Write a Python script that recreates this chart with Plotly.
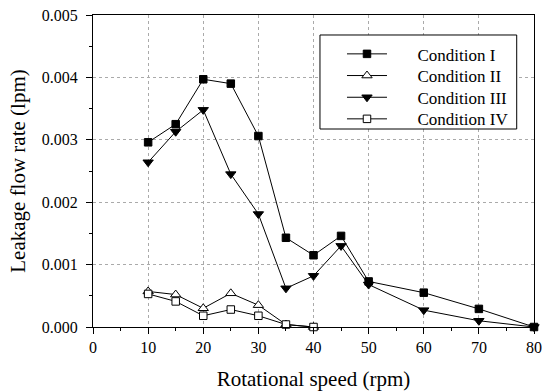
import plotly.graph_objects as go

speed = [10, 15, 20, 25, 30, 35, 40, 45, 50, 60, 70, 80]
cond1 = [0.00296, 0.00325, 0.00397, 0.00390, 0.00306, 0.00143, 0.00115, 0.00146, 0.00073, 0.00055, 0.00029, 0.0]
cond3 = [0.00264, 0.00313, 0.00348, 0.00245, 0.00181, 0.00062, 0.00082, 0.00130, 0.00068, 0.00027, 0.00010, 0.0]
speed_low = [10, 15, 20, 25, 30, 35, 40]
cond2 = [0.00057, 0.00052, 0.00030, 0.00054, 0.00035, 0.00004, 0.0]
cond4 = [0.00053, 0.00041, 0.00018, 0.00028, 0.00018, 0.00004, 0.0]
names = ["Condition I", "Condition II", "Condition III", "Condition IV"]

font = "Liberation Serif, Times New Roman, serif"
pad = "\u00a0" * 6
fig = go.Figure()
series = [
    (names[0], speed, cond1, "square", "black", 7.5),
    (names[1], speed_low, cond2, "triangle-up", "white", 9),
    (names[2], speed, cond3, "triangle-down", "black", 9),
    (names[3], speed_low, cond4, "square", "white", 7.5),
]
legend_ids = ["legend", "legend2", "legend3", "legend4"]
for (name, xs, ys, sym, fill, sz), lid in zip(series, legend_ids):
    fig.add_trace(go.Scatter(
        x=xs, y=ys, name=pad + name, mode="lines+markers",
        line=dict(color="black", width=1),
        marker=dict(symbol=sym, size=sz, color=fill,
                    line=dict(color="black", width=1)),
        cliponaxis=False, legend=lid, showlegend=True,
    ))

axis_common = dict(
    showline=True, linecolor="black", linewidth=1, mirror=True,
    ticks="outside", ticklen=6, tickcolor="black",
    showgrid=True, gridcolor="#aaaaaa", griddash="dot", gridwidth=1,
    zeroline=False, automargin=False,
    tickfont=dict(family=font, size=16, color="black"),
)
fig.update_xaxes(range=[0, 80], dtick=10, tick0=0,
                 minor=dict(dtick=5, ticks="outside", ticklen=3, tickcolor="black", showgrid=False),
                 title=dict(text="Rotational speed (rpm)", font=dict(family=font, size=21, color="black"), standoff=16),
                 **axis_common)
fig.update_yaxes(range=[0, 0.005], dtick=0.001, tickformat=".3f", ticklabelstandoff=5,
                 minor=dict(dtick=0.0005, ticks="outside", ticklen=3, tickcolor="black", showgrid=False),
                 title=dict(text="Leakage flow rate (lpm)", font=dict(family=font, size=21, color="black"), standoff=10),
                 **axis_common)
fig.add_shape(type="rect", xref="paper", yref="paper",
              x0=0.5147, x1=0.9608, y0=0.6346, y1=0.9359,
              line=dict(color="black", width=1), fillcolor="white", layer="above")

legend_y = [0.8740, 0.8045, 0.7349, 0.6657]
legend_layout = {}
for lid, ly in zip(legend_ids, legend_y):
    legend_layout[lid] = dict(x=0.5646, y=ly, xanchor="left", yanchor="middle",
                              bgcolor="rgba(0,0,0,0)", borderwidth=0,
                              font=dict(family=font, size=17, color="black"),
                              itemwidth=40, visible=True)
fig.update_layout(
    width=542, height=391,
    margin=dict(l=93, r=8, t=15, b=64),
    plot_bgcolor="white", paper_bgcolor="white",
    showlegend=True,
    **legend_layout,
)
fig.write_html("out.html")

* _Exercise_: Write out each line of the listing above, exactly, from its first line to the line holding "import plotly.graph_objects as go", inclusive. Skip the pictures.

* _Finished exercise_:
Write a Python script that recreates this chart with Plotly.
import plotly.graph_objects as go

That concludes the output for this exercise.